Sobota, 20 kwietnia 2024 r. 
REKLAMA

Tydzionek, że ho, ho

Uff, odetchnąłem, nie wyjdziemy z Unii Europejskiej… na razie. Przemawiając z okazji Dnia Flagi, prezes Jarosław Kaczyński powiedział, że przynależność do UE jest elementem bezpieczeństwa i jest traktowana jako trwała. Koniec. Kropka. Nie po to chrzcił nas Mieszko, byśmy teraz odwracali się od Zachodu. A Zachód na Starym Kontynencie jedną ma twarz, twarz Unii. Z pyszna miały się rzesze eurosceptyków, poczynające sobie coraz śmielej. Bez błogosławieństwa prezesa, gorzej – wbrew jego deklaracjom, trudno będzie przeć do celu.
Ciepełko w relacjach z Unią nie zagościło zbyt długo. Atmosferę popsuły brukselskie urzędasy, którym znowu zachciało się denerwować nas tematem uchodźców. O potrzebie solidarności już słyszeliśmy. Teraz usłyszeliśmy nadto, że za odmowę przyjęcia uchodźców zgodnie z ustalonymi limitami przyjdzie niesolidarnym zapłacić po 250 tys. euro od osoby.
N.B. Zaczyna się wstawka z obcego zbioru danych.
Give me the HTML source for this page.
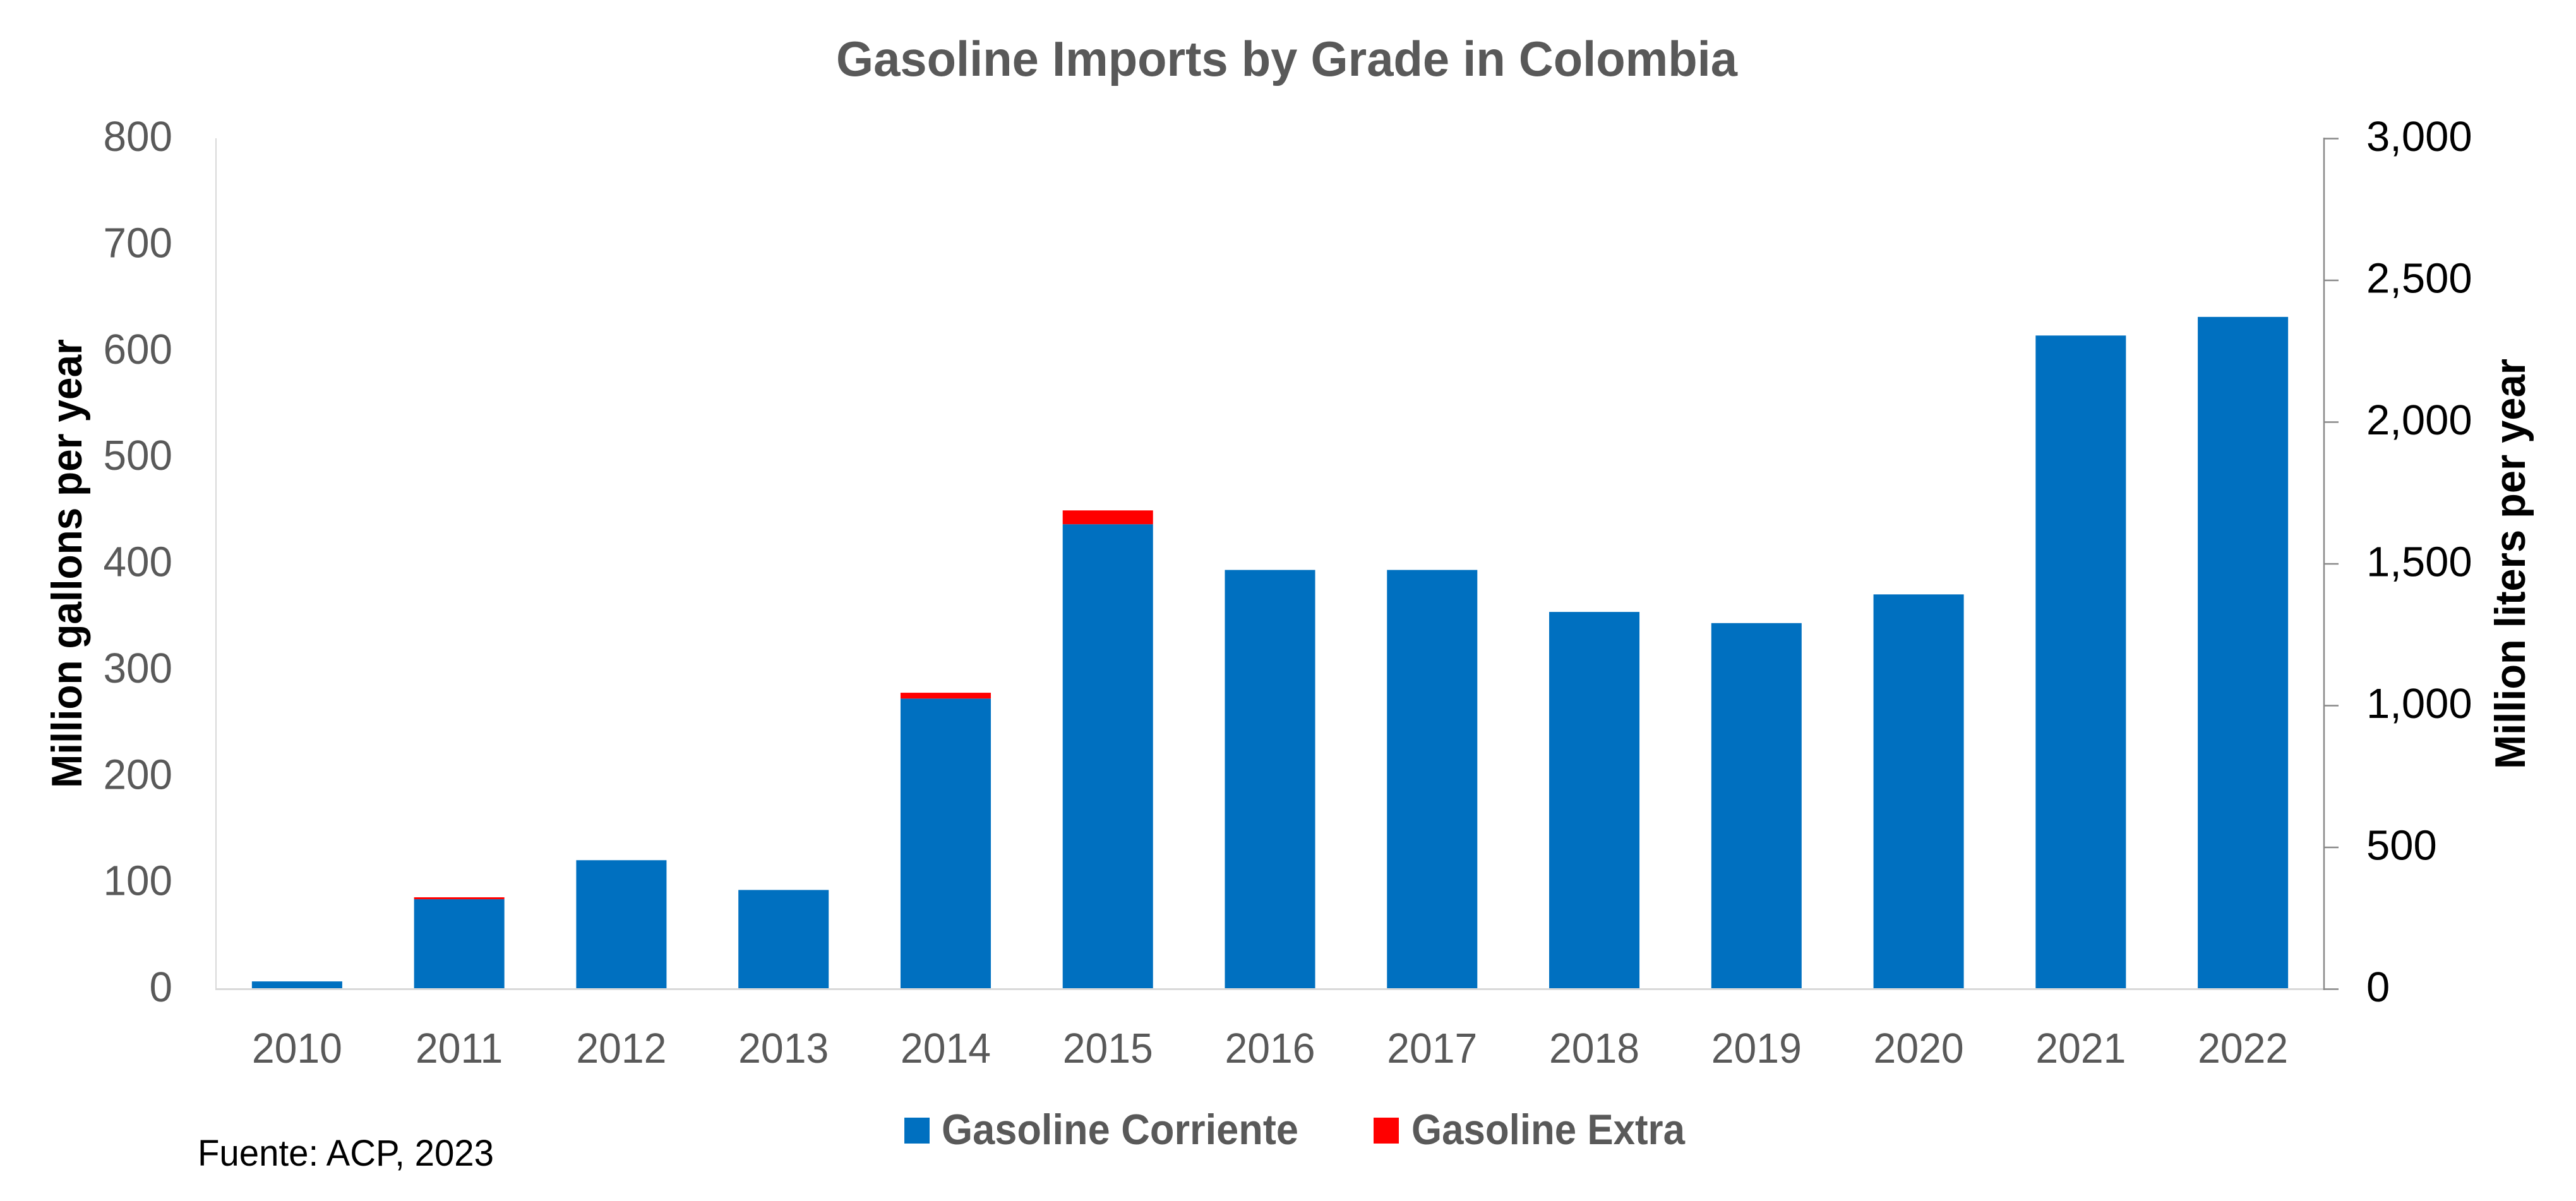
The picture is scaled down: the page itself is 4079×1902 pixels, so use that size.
<!DOCTYPE html>
<html lang="en">
<head>
<meta charset="utf-8">
<title>Gasoline Imports by Grade in Colombia</title>
<style>
  html, body { margin: 0; padding: 0; background: #ffffff; }
  svg { display: block; }
  text { font-family: "Liberation Sans", sans-serif; }
</style>
</head>
<body>
<svg id="chart" xmlns="http://www.w3.org/2000/svg" width="4079" height="1902" viewBox="0 0 4079 1902">
  <rect x="0" y="0" width="4079" height="1902" fill="#ffffff"/>
  <text x="1324" y="120" font-size="78" font-weight="700" fill="#595959" textLength="1427" lengthAdjust="spacingAndGlyphs">Gasoline Imports by Grade in Colombia</text>
  <text transform="translate(129,1248) rotate(-90)" font-size="68" font-weight="700" fill="#000000" textLength="711" lengthAdjust="spacingAndGlyphs">Million gallons per year</text>
  <text transform="translate(3998,1218) rotate(-90)" font-size="68" font-weight="700" fill="#000000" textLength="650" lengthAdjust="spacingAndGlyphs">Million liters per year</text>
  <g id="bars"></g>
  <g id="axes"></g>
  <g>
    <rect x="1432" y="1770" width="40" height="41" fill="#0070C0"/>
    <text x="1491" y="1812" font-size="68" font-weight="700" fill="#595959" textLength="565" lengthAdjust="spacingAndGlyphs">Gasoline Corriente</text>
    <rect x="2175" y="1770" width="40" height="41" fill="#FF0000"/>
    <text x="2235" y="1812" font-size="68" font-weight="700" fill="#595959" textLength="433" lengthAdjust="spacingAndGlyphs">Gasoline Extra</text>
  </g>
  <text x="313" y="1846" font-size="58" fill="#000000" textLength="469" lengthAdjust="spacingAndGlyphs">Fuente: ACP, 2023</text>
</svg>
<script>
const categories = ['2010','2011','2012','2013','2014','2015','2016','2017','2018','2019','2020','2021','2022'];
const corriente = [7, 84.3, 121, 93, 273, 437, 394, 394, 354.5, 344, 371, 614.5, 632];
const extra = [0, 1.8, 0, 0, 5.5, 13, 0, 0, 0, 0, 0, 0, 0];
const leftTicks = [0, 100, 200, 300, 400, 500, 600, 700, 800];
const rightTicks = [0, 500, 1000, 1500, 2000, 2500, 3000];

const NS = 'http://www.w3.org/2000/svg';
const plotLeft = 342, plotRight = 3680, plotTop = 219, plotBottom = 1566;
const leftMax = 800, rightMax = 3000;
const bandWidth = (plotRight - plotLeft) / categories.length;
const barWidth = bandWidth * 0.557;

function xCenter(i) { return plotLeft + bandWidth * (i + 0.5); }
function yLeft(v) { return plotBottom - (v / leftMax) * (plotBottom - plotTop); }
function yRight(v) { return plotBottom - (v / rightMax) * (plotBottom - plotTop); }
function fmt(v) { return v.toLocaleString('en-US'); }

const barsGroup = document.getElementById('bars');
const axesGroup = document.getElementById('axes');

function makeRect(parent, x, y, w, h, fill) {
  const r = document.createElementNS(NS, 'rect');
  r.setAttribute('x', x);
  r.setAttribute('y', y);
  r.setAttribute('width', w);
  r.setAttribute('height', h);
  r.setAttribute('fill', fill);
  parent.appendChild(r);
  return r;
}
function makeLine(parent, x1, y1, x2, y2, stroke, sw) {
  const l = document.createElementNS(NS, 'line');
  l.setAttribute('x1', x1);
  l.setAttribute('y1', y1);
  l.setAttribute('x2', x2);
  l.setAttribute('y2', y2);
  l.setAttribute('stroke', stroke);
  l.setAttribute('stroke-width', sw);
  parent.appendChild(l);
  return l;
}
function makeText(parent, str, x, y, size, fill, anchor, sx) {
  const t = document.createElementNS(NS, 'text');
  t.setAttribute('transform', 'translate(' + x + ',' + y + ') scale(' + sx + ',1)');
  t.setAttribute('font-size', size);
  t.setAttribute('fill', fill);
  t.setAttribute('text-anchor', anchor);
  t.textContent = str;
  parent.appendChild(t);
  return t;
}

categories.forEach(function (cat, i) {
  const left = xCenter(i) - barWidth / 2;
  const blueTop = yLeft(corriente[i]);
  const blue = makeRect(barsGroup, left, blueTop, barWidth, plotBottom - blueTop, '#0070C0');
  
  
  if (extra[i] > 0) {
    const redTop = yLeft(corriente[i] + extra[i]);
    const red = makeRect(barsGroup, left, redTop, barWidth, blueTop - redTop, '#FF0000');
    
    
  }
  const label = makeText(axesGroup, cat, xCenter(i), 1683, 67, '#595959', 'middle', 0.96);
  
  
});

const leftAxis = makeLine(axesGroup, plotLeft, plotTop, plotLeft, plotBottom + 1, '#d9d9d9', 2);



const xAxis = makeLine(axesGroup, plotLeft - 1, plotBottom + 0.5, plotRight, plotBottom + 0.5, '#d9d9d9', 3);



const rightAxis = makeLine(axesGroup, plotRight, plotTop - 1, plotRight, plotBottom + 2, '#898989', 2.5);



leftTicks.forEach(function (v) {
  const t = makeText(axesGroup, fmt(v), 273, yLeft(v) + 20, 67, '#595959', 'end', 0.98);
  
  
});

rightTicks.forEach(function (v) {
  const y = yRight(v);
  const tick = makeLine(axesGroup, plotRight, y + 0.5, 3703, y + 0.5, '#898989', 2.5);
  
  
  const t = makeText(axesGroup, fmt(v), 3747, y + 20, 67, '#000000', 'start', 1);
  
  
});
</script>
</body>
</html>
Niektórym politykom szybko puściły nerwy, a słowa prezesa poszły w niepamięć. Zadziwia mnie nie to, że propozycja padła, ale to, że padła bez wcześniejszych konsultacji z władzami naszego państwa. A może w Brukseli po prostu nie wiedzą, z kim w Polsce należy takie konsultacje przeprowadzić i kto tu tak naprawdę rządzi?
Rządzi ten, kto ma coś do powiedzenia. W tej konkurencji prezes nie ma sobie równych. Wystąpił z nową, całkiem nową ideą powołania Instytutu Wolności Nauki, który zajmie się weryfikacją decyzji dotyczących nadawania stopni naukowych. Prezes Kaczyński zaskoczył pomysłem w tym samym stopniu co brukselscy urzędnicy. Zaskoczony wydawał się sam minister Gowin, odpowiedzialny za naukę i szkolnictwo wyższe. Minister nie widzi potrzeby realizacji pomysłu zgłoszonego przez prezesa. Toż to pachnie buntem. Ale ad rem. I tu pustka w głowie. Padło hasło, za którym nie wiadomo co się kryje. Czy pani profesor, posłanka Pawłowicz, która mogłaby zasiąść w takim instytucie, będzie badać przypadki nieprzyznania stopni naukowych, czy zajmie się weryfikacją tych, które już zostały nadane. A może to akurat jest nieistotne. Istotne jest co innego. Środowiska naukowe mają przed sobą nieprzespane noce. Już obstawiają, kto zostanie zweryfikowany pozytywnie, a komu jest pisana zielona trawka.
Okazuje się, że rząd też rządzi. Rozwiązał Radę ds. Przeciwdziałania Dyskryminacji Rasowej, Ksenofobii i związanej z nimi Nietolerancji. I od razu sukces. Mamy kraj tolerancyjny, wolny od rasizmu!